La ritenuta alla fonte è una somma sottratta dal reddito a opera di chi lo eroga e che rappresenta l’intera imposta dovuta. Consiste in un meccanismo operato dai sostituti di imposta che trattengono i dovuti importi da corrispondere al sostituito per versarli all’Erario.

Detto in maniera ancora più semplice, si tratta della riscossione dell’imposta. Spesso e volentieri si confonde con la ritenuta d’acconto, ma non sono affatto la stessa cosa e nel testo andremo ad elencare le differenze.

Prima di tutto, però, spieghiamo come funziona la ritenuta alla fonte, quando si applica e chi deve pagarla.

Come funziona la ritenuta alla fonte

La ritenuta alla fonte consiste in una forma di riscossione delle imposte. Il sostituto d’imposta deve trattenere una parte di quanto dovuto dal sostituito per versarlo direttamente all’Erario, proprio per pagare le imposte.

Si tratta di un meccanismo utilizzato per prevenire l’evasione fiscale e per anticipare l’acquisizione del gettito tributario.
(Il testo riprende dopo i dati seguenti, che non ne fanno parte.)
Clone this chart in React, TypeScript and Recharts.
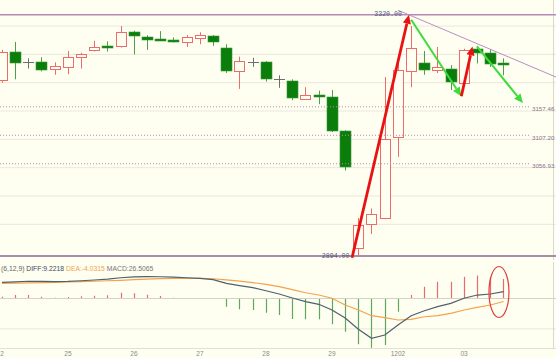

Ma ha anche l’obiettivo di semplificare gli adempimenti fiscali per alcuni contribuenti.

Come abbiamo dedotto, i soggetti coinvolti nel meccanismo sono il sostituto d’imposta e il sostituito. Affinché un tale sistema sia legittimo, è molto importante che tra le due figure coinvolte ci sia un legame economico, tale da giustificare la sostituzione.

L’obbligo che riguarda il sostituto deriva da semplice fatto che egli ha a disposizione le somme che deve versare al soggetto passivo.

Differenza ritenuta alla fonte e ritenuta d’acconto

Molto spesso si confondono le diverse tipologie di ritenute: quella d’acconto e quella definitiva. La ritenuta d’acconto, chiamata ritenuta alla fonte a titolo di acconto, viene applicata dai professionisti, dagli artisti, dagli agricoli. Inoltre, si applica anche sulle retribuzioni dei lavoratori dipendenti e sui compensi di redditi equiparati.

La ritenuta alla fonte a titolo d’imposta, come abbiamo già spiegato, prevede che il sostituto d’imposta trattenga una somma tale che gli permetta di versare l’imposta dovuta. Gli importi che hanno avuto una ritenuta alla fonte a titolo di imposta non sono considerati per il calcolo del reddito imponibile.

La principale differenza sta nella percentuale delle imposte che il sostituto è chiamato a versare per conto del sostituito.

Nel caso della ritenuta d’acconto, deve essere versata solo una parte delle imposte dovute a titolo di acconto. La rimanenza dovrà essere versata dal sostituito.

Per quanto riguarda, invece, la ritenuta a titolo definitivo prevede che il sostituto d’imposta versi tutta l’imposta dovuta.

Tipi di ritenuta alla fonte

Il ruolo di sostituto d’imposta può essere ricoperto da diversi soggetti in base alla tipologia di lavoratore o collaboratore che si deve sostituire.

Come abbiamo già detto, però, tra le parti deve sussistere un legame economico tale da giustificare il meccanismo della sostituzione. Proprio in funzione del tipo di ritenuta, cambia lo stesso meccanismo.

Per esempio, nel caso della ritenuta alla fonte per il reddito da lavoro dipendente, il lavoratore non deve integrare il versamento Irpef.

Nel caso della ritenuta alla fonte per redditi da lavoro autonomo, l’ente che va a sostituirsi opera una trattenuta e versamento pari al 20%. In questo caso, il lavoratore deve integrare il versamento.

Anche i condomini possono essere considerati sostituti d’imposta e, infatti, devono versare le imposte per conto dei lavoratori dipendenti: i giardinieri, gli addetti alle pulizie, i portieri.

Infine, parliamo anche della ritenuta alla fonte diretta. Si tratta di un meccanismo che avviene da parte delle PA nei confronti dei propri dipendenti. A differenza degli altri casi, non è previsto un sostituto d’imposta perché sono le stesse pubbliche amministrazioni ad occuparsene.